** start **
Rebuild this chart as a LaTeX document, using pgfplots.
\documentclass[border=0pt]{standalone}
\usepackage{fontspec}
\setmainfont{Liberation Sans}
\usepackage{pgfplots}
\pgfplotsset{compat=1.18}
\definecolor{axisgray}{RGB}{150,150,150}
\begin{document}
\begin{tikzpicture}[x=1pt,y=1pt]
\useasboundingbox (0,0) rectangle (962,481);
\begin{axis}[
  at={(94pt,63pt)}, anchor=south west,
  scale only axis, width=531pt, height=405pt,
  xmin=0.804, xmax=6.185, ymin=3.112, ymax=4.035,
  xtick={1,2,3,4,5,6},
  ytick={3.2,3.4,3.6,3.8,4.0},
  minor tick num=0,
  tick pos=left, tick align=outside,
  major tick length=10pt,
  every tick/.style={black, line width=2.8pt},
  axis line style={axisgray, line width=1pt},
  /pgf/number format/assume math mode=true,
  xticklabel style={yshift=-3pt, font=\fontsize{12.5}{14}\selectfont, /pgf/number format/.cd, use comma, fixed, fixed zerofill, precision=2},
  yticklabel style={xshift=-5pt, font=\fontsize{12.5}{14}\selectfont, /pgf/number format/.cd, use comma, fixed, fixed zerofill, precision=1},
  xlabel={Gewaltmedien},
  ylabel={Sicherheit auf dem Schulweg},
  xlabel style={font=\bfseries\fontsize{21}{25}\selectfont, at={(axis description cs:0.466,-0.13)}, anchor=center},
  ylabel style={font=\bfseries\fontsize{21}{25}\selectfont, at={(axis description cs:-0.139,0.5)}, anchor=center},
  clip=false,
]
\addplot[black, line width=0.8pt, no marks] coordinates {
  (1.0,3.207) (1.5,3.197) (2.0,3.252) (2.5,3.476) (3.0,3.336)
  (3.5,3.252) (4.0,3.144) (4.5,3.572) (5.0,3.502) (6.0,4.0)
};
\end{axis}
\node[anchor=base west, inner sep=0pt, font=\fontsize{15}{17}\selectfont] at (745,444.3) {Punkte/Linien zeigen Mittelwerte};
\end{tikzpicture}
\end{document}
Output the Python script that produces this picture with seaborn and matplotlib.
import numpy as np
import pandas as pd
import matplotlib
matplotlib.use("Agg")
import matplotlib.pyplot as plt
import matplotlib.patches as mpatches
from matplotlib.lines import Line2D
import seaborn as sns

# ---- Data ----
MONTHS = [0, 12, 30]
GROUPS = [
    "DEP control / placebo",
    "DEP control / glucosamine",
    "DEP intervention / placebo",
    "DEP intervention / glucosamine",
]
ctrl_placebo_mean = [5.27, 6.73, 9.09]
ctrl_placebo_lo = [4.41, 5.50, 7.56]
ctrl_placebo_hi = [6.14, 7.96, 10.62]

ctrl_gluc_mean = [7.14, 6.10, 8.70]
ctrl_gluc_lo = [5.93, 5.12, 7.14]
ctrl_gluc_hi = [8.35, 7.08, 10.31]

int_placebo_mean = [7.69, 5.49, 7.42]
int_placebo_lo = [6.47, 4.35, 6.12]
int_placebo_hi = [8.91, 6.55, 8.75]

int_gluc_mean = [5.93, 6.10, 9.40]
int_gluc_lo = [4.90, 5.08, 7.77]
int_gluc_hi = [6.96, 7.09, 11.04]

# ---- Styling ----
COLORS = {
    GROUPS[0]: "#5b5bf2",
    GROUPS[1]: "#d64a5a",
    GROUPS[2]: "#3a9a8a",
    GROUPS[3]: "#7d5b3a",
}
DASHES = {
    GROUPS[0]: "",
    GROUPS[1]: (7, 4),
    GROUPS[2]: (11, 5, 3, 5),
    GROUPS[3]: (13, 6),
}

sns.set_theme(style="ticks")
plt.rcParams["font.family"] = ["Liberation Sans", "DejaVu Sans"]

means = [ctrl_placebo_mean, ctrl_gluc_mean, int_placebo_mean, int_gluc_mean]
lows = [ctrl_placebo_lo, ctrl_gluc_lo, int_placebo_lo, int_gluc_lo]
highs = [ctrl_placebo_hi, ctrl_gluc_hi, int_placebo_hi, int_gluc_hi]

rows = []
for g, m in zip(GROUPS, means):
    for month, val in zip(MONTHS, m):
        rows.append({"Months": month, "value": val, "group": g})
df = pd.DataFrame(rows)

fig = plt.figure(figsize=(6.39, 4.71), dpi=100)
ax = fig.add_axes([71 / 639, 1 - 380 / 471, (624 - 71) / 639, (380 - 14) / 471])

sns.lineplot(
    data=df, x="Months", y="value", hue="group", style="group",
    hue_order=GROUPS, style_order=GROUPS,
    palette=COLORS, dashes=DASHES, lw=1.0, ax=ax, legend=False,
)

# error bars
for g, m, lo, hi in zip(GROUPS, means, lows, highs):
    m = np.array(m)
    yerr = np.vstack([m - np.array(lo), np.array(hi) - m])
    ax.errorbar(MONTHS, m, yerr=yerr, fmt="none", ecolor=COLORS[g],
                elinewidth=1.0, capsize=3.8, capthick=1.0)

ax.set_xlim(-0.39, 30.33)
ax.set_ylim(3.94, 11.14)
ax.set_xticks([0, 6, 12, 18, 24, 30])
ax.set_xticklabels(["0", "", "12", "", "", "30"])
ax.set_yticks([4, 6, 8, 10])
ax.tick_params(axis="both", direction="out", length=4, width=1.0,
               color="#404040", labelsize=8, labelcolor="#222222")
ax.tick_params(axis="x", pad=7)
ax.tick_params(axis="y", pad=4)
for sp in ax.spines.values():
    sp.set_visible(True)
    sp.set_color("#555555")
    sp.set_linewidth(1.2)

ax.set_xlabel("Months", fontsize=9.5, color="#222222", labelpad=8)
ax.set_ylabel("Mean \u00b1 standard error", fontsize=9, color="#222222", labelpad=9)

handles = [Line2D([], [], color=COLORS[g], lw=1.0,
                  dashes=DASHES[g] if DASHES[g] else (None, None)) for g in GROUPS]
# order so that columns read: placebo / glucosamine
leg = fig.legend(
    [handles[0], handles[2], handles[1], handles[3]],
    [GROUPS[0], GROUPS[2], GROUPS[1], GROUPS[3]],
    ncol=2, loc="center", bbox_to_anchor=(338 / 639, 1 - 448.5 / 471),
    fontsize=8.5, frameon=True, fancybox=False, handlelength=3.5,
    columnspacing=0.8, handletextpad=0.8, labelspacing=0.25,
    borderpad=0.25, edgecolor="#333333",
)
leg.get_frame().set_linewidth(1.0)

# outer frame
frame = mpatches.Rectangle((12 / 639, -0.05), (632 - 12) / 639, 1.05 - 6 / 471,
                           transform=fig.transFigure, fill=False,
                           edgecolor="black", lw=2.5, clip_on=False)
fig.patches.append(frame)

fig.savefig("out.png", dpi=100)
** end **
EXERCISE OBJECTIVE
Retype the data exactly as given.

WRITTEN ANSWER
Rebuild this chart as a LaTeX document, using pgfplots.
\documentclass[border=0pt]{standalone}
\usepackage{fontspec}
\setmainfont{Liberation Sans}
\usepackage{pgfplots}
\pgfplotsset{compat=1.18}
\definecolor{axisgray}{RGB}{150,150,150}
\begin{document}
\begin{tikzpicture}[x=1pt,y=1pt]
\useasboundingbox (0,0) rectangle (962,481);
\begin{axis}[
  at={(94pt,63pt)}, anchor=south west,
  scale only axis, width=531pt, height=405pt,
  xmin=0.804, xmax=6.185, ymin=3.112, ymax=4.035,
  xtick={1,2,3,4,5,6},
  ytick={3.2,3.4,3.6,3.8,4.0},
  minor tick num=0,
  tick pos=left, tick align=outside,
  major tick length=10pt,
  every tick/.style={black, line width=2.8pt},
  axis line style={axisgray, line width=1pt},
  /pgf/number format/assume math mode=true,
  xticklabel style={yshift=-3pt, font=\fontsize{12.5}{14}\selectfont, /pgf/number format/.cd, use comma, fixed, fixed zerofill, precision=2},
  yticklabel style={xshift=-5pt, font=\fontsize{12.5}{14}\selectfont, /pgf/number format/.cd, use comma, fixed, fixed zerofill, precision=1},
  xlabel={Gewaltmedien},
  ylabel={Sicherheit auf dem Schulweg},
  xlabel style={font=\bfseries\fontsize{21}{25}\selectfont, at={(axis description cs:0.466,-0.13)}, anchor=center},
  ylabel style={font=\bfseries\fontsize{21}{25}\selectfont, at={(axis description cs:-0.139,0.5)}, anchor=center},
  clip=false,
]
\addplot[black, line width=0.8pt, no marks] coordinates {
  (1.0,3.207) (1.5,3.197) (2.0,3.252) (2.5,3.476) (3.0,3.336)
  (3.5,3.252) (4.0,3.144) (4.5,3.572) (5.0,3.502) (6.0,4.0)
};
\end{axis}
\node[anchor=base west, inner sep=0pt, font=\fontsize{15}{17}\selectfont] at (745,444.3) {Punkte/Linien zeigen Mittelwerte};
\end{tikzpicture}
\end{document}
Output the Python script that produces this picture with seaborn and matplotlib.
import numpy as np
import pandas as pd
import matplotlib
matplotlib.use("Agg")
import matplotlib.pyplot as plt
import matplotlib.patches as mpatches
from matplotlib.lines import Line2D
import seaborn as sns

# ---- Data ----
MONTHS = [0, 12, 30]
GROUPS = [
    "DEP control / placebo",
    "DEP control / glucosamine",
    "DEP intervention / placebo",
    "DEP intervention / glucosamine",
]
ctrl_placebo_mean = [5.27, 6.73, 9.09]
ctrl_placebo_lo = [4.41, 5.50, 7.56]
ctrl_placebo_hi = [6.14, 7.96, 10.62]

ctrl_gluc_mean = [7.14, 6.10, 8.70]
ctrl_gluc_lo = [5.93, 5.12, 7.14]
ctrl_gluc_hi = [8.35, 7.08, 10.31]

int_placebo_mean = [7.69, 5.49, 7.42]
int_placebo_lo = [6.47, 4.35, 6.12]
int_placebo_hi = [8.91, 6.55, 8.75]

int_gluc_mean = [5.93, 6.10, 9.40]
int_gluc_lo = [4.90, 5.08, 7.77]
int_gluc_hi = [6.96, 7.09, 11.04]

# ---- Styling ----
COLORS = {
    GROUPS[0]: "#5b5bf2",
    GROUPS[1]: "#d64a5a",
    GROUPS[2]: "#3a9a8a",
    GROUPS[3]: "#7d5b3a",
}
DASHES = {
    GROUPS[0]: "",
    GROUPS[1]: (7, 4),
    GROUPS[2]: (11, 5, 3, 5),
    GROUPS[3]: (13, 6),
}

sns.set_theme(style="ticks")
plt.rcParams["font.family"] = ["Liberation Sans", "DejaVu Sans"]

means = [ctrl_placebo_mean, ctrl_gluc_mean, int_placebo_mean, int_gluc_mean]
lows = [ctrl_placebo_lo, ctrl_gluc_lo, int_placebo_lo, int_gluc_lo]
highs = [ctrl_placebo_hi, ctrl_gluc_hi, int_placebo_hi, int_gluc_hi]

rows = []
for g, m in zip(GROUPS, means):
    for month, val in zip(MONTHS, m):
        rows.append({"Months": month, "value": val, "group": g})
df = pd.DataFrame(rows)

fig = plt.figure(figsize=(6.39, 4.71), dpi=100)
ax = fig.add_axes([71 / 639, 1 - 380 / 471, (624 - 71) / 639, (380 - 14) / 471])

sns.lineplot(
    data=df, x="Months", y="value", hue="group", style="group",
    hue_order=GROUPS, style_order=GROUPS,
    palette=COLORS, dashes=DASHES, lw=1.0, ax=ax, legend=False,
)

# error bars
for g, m, lo, hi in zip(GROUPS, means, lows, highs):
    m = np.array(m)
    yerr = np.vstack([m - np.array(lo), np.array(hi) - m])
    ax.errorbar(MONTHS, m, yerr=yerr, fmt="none", ecolor=COLORS[g],
                elinewidth=1.0, capsize=3.8, capthick=1.0)

ax.set_xlim(-0.39, 30.33)
ax.set_ylim(3.94, 11.14)
ax.set_xticks([0, 6, 12, 18, 24, 30])
ax.set_xticklabels(["0", "", "12", "", "", "30"])
ax.set_yticks([4, 6, 8, 10])
ax.tick_params(axis="both", direction="out", length=4, width=1.0,
               color="#404040", labelsize=8, labelcolor="#222222")
ax.tick_params(axis="x", pad=7)
ax.tick_params(axis="y", pad=4)
for sp in ax.spines.values():
    sp.set_visible(True)
    sp.set_color("#555555")
    sp.set_linewidth(1.2)

ax.set_xlabel("Months", fontsize=9.5, color="#222222", labelpad=8)
ax.set_ylabel("Mean \u00b1 standard error", fontsize=9, color="#222222", labelpad=9)

handles = [Line2D([], [], color=COLORS[g], lw=1.0,
                  dashes=DASHES[g] if DASHES[g] else (None, None)) for g in GROUPS]
# order so that columns read: placebo / glucosamine
leg = fig.legend(
    [handles[0], handles[2], handles[1], handles[3]],
    [GROUPS[0], GROUPS[2], GROUPS[1], GROUPS[3]],
    ncol=2, loc="center", bbox_to_anchor=(338 / 639, 1 - 448.5 / 471),
    fontsize=8.5, frameon=True, fancybox=False, handlelength=3.5,
    columnspacing=0.8, handletextpad=0.8, labelspacing=0.25,
    borderpad=0.25, edgecolor="#333333",
)
leg.get_frame().set_linewidth(1.0)

# outer frame
frame = mpatches.Rectangle((12 / 639, -0.05), (632 - 12) / 639, 1.05 - 6 / 471,
                           transform=fig.transFigure, fill=False,
                           edgecolor="black", lw=2.5, clip_on=False)
fig.patches.append(frame)

fig.savefig("out.png", dpi=100)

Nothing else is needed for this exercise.